I'm tired. I'm so damn tired. And this is EXACTLY why I had numbed myself down in the first place. Who does he think he is? A god? Well he's not man, that's for sure. He's more confusing than a teenage girl, and I should know how that is. He has got to be the most immature 26 year old I've ever met. No matter what happened, whether it was bad or benign, I was always the one at fault. He picked fights and blamed me for things over which I had no control. I suffered, and apparently so did he, but over text it was difficult to tell exactly how sincere the words were.
Yes, it was completely overt text. Everything. I tried to call, he wouldn't pick up. I'd leave a voicemail so he could at least hear how angry I was and hear what I had to say from my own mouth, not just reading. And what did he do? Sent another angry text that kept the conversation going in circles. His assumptions were too numerous to count, and they were ALWAYS wrong. I'm not even exagerating. Always. The whole relationship was bullshit. All of it. Every single moment, I realize now, he was lying to himself. I can see it now. His actions, though they still make no sense, were forced. What he wanted and what I wanted were completely different things, and he fooled himself into thinking we could meet on some middle ground. I was just along for the ride, trying to see what he could, trying to find a reason to hold on and keep my faith in him alive. Every single day there was another argument, and we weren't even together. Pathetic. It was such a waste of time I can't even...Jesus Christ. This stupid, stupid boy. In total oblivion, he will live alone. He doesn't see it, but there's a reason why he's always stressed and lonely and distraught and tired. The outside world has a part, I agree, but now that I have insight into his behavior and thought process I can see now the reality is that he is just making himself miserable. And the sad part is, he may never know.
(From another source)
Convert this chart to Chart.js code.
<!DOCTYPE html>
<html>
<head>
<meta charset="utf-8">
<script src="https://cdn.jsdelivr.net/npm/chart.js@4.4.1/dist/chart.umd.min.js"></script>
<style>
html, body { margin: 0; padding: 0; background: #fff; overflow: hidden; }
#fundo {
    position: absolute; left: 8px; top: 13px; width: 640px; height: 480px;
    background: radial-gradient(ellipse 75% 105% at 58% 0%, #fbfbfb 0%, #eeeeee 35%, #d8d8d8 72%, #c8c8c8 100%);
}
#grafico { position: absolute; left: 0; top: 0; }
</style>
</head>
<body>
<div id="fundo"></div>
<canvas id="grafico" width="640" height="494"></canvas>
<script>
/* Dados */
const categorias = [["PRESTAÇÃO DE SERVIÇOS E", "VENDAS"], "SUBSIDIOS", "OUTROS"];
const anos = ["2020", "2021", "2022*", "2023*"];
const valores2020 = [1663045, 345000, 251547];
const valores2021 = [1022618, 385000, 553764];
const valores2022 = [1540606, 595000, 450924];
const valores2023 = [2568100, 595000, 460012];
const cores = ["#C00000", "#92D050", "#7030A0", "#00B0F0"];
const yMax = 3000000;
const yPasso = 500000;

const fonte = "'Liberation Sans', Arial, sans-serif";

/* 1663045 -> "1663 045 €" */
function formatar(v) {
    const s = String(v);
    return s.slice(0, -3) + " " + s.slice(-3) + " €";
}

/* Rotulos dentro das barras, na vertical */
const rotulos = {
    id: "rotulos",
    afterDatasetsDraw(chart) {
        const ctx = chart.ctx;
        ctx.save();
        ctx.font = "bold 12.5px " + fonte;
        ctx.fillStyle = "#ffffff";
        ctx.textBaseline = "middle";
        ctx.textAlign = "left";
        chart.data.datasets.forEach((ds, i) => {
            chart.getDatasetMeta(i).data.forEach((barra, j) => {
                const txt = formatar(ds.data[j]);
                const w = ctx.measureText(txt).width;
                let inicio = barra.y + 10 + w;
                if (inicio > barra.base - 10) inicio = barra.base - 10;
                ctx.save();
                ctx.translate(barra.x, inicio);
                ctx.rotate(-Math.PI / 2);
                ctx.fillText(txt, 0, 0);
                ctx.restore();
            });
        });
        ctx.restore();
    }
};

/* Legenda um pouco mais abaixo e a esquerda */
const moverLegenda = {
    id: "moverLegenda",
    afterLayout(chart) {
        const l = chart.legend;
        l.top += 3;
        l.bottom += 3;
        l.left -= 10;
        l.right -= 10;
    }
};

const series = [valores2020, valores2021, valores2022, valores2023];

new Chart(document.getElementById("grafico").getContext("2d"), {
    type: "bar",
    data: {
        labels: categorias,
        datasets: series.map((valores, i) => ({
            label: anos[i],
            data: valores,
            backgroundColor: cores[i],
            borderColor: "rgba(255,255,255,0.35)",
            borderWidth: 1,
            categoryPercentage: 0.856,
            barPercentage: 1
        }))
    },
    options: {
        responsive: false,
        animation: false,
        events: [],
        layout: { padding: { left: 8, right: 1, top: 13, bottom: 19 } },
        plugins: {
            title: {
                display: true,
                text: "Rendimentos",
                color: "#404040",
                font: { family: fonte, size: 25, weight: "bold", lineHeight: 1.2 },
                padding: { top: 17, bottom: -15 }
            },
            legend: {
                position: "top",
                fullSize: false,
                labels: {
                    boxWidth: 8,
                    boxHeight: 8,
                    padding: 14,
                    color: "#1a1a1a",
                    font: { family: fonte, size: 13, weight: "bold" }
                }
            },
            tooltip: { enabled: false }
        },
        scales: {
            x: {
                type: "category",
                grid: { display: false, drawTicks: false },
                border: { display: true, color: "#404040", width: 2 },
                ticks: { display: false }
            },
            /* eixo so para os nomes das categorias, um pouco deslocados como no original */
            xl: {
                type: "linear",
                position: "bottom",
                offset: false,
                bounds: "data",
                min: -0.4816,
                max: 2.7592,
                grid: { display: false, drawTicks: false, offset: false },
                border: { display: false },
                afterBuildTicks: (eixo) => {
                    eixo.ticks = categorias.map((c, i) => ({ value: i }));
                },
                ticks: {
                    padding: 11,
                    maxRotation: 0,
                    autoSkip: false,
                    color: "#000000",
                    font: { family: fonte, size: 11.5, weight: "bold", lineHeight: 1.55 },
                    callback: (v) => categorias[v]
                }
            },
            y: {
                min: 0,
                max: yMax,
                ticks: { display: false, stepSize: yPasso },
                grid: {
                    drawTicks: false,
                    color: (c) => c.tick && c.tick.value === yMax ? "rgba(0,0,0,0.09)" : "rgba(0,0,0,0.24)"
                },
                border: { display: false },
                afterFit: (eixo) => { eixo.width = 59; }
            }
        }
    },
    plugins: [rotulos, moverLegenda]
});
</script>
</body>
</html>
I could only try to tell him so many times, and yet it was my fault each and every time. Even with all this disdain in my blood and agony in my heart, I pray that for his sake he will come to realize it soon. It really wasn't me all along. I never promised anything, unlike he who used all the lines in the book.
If I pray hard enough will he see what he's doing to himself and all of the other girls he's "loved"? Or should I say pronounced himself a lover to? And ultimately, would he forgive me? Or do I even care? I pray, for your sake, you learn that arguing with someone is not the same as talking to a wall, nor will it have the same result: you being right. If he weren't the victor, no one was. He would even say that sometimes, saying "well then neither of us win" or "this is pointless" or "you gotta earn my trust" after I had done nothing to deserve any of those comments. There was no admitting defeat from him, so I would every once in awhile in my humility just to move past it.
For someone who claims to be a humble servant of God, I have never seen such a front, such insecurity as I have in him, and I am a 19 year old female. Just this fact should have significant increase on the impact of my words.
For goodness sake, get your act together, boy. You want to have a serious relationship? Then you've got plenty of growing up to do.